Abstract

It has been found that no typical features of stage III are traced in the resistivity recovery (RR) and positron lifetime (PL) data of electron-irradiated Fe-Cr alloys (4–10 at.%). None of the observed RR stages has shifted its temperature position with changing concentration of defects, which is characteristic of stage III. A new quantity was considered–the difference between RRs (DRR) of samples having different defect concentrations. The onset of free migration is indicated in the DRR plot by a peak, which corresponds in physical meaning to a partial (separated) RR peak of the free migration stage. Such a single peak was found in Fe-9Cr at 205–210 K and identified as the sign of stage III, however, the peak amplitude turned out inverted, i.e. it corresponded to a resistivity rise instead of the usual resistivity drop.
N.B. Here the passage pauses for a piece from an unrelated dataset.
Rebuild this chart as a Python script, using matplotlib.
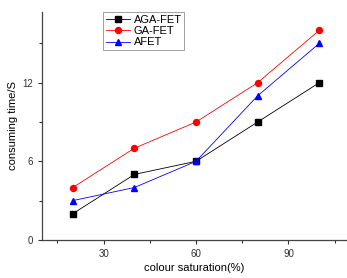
import matplotlib
matplotlib.use("Agg")
import matplotlib.pyplot as plt
from matplotlib.ticker import MultipleLocator

plt.rcParams['font.family'] = ['Liberation Sans', 'DejaVu Sans']

saturation = [20, 40, 60, 80, 100]
aga_fet = [2, 5, 6, 9, 12]
ga_fet = [4, 7, 9, 12, 16]
afet = [3, 4, 6, 11, 15]

fig = plt.figure(figsize=(3.47, 2.78), dpi=100)
ax = fig.add_axes([0.121, 0.137, 0.879, 0.820])

ax.plot(saturation, aga_fet, color='black', marker='s', markersize=4, linewidth=0.6, label='AGA-FET')
ax.plot(saturation, ga_fet, color='red', marker='o', markersize=4.3, linewidth=0.6, label='GA-FET')
ax.plot(saturation, afet, color='blue', marker='^', markersize=4.5, linewidth=0.6, label='AFET')

ax.set_xlim(10, 109)
ax.set_ylim(0, 17.4)
ax.xaxis.set_major_locator(MultipleLocator(30))
ax.xaxis.set_minor_locator(MultipleLocator(15))
ax.yaxis.set_major_locator(MultipleLocator(6))
ax.yaxis.set_minor_locator(MultipleLocator(3))
ax.tick_params(which='both', direction='out', labelsize=7, colors='#333333', width=0.8)
ax.tick_params(which='major', length=3)
ax.tick_params(which='minor', length=2)

for side in ['top', 'right']:
    ax.spines[side].set_visible(False)
for side in ['left', 'bottom']:
    ax.spines[side].set_color('#444444')
    ax.spines[side].set_linewidth(0.9)

ax.set_xlabel('colour saturation(%)', fontsize=8, labelpad=3)
ax.set_ylabel('consuming time/S', fontsize=8, labelpad=3)

leg = ax.legend(loc='upper left', bbox_to_anchor=(0.2, 1.0), fontsize=8, frameon=True,
                fancybox=False, edgecolor='#888888', handlelength=2.2, borderpad=0.25,
                labelspacing=0.12, handletextpad=0.3, borderaxespad=0.0)
leg.get_frame().set_linewidth(0.7)

fig.savefig('out.png', dpi=100)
In Fe-4Cr the peak amplitude is about zero. Such anomalous RR behaviour is related to a very high resistivity contribution of immobile di-vacancies formed in stage III. This contribution masks the resistivity reduction and makes stage III invisible in conventional RR spectra. Close PLs in mono- and di-vacancies make stage III poorly detectable by PL spectroscopy as well. The RR stage and PL increase at 220 K, considered earlier as the signs of stage III, are actually connected with the onset of long-range migration of interstitial atoms. Recombination and a release of mobile mono-vacancies resulted from this onset give rise, correspondingly, to a conventional RR stage and clearly detectable enlargement of the small vacancy aggregates formed in stage III.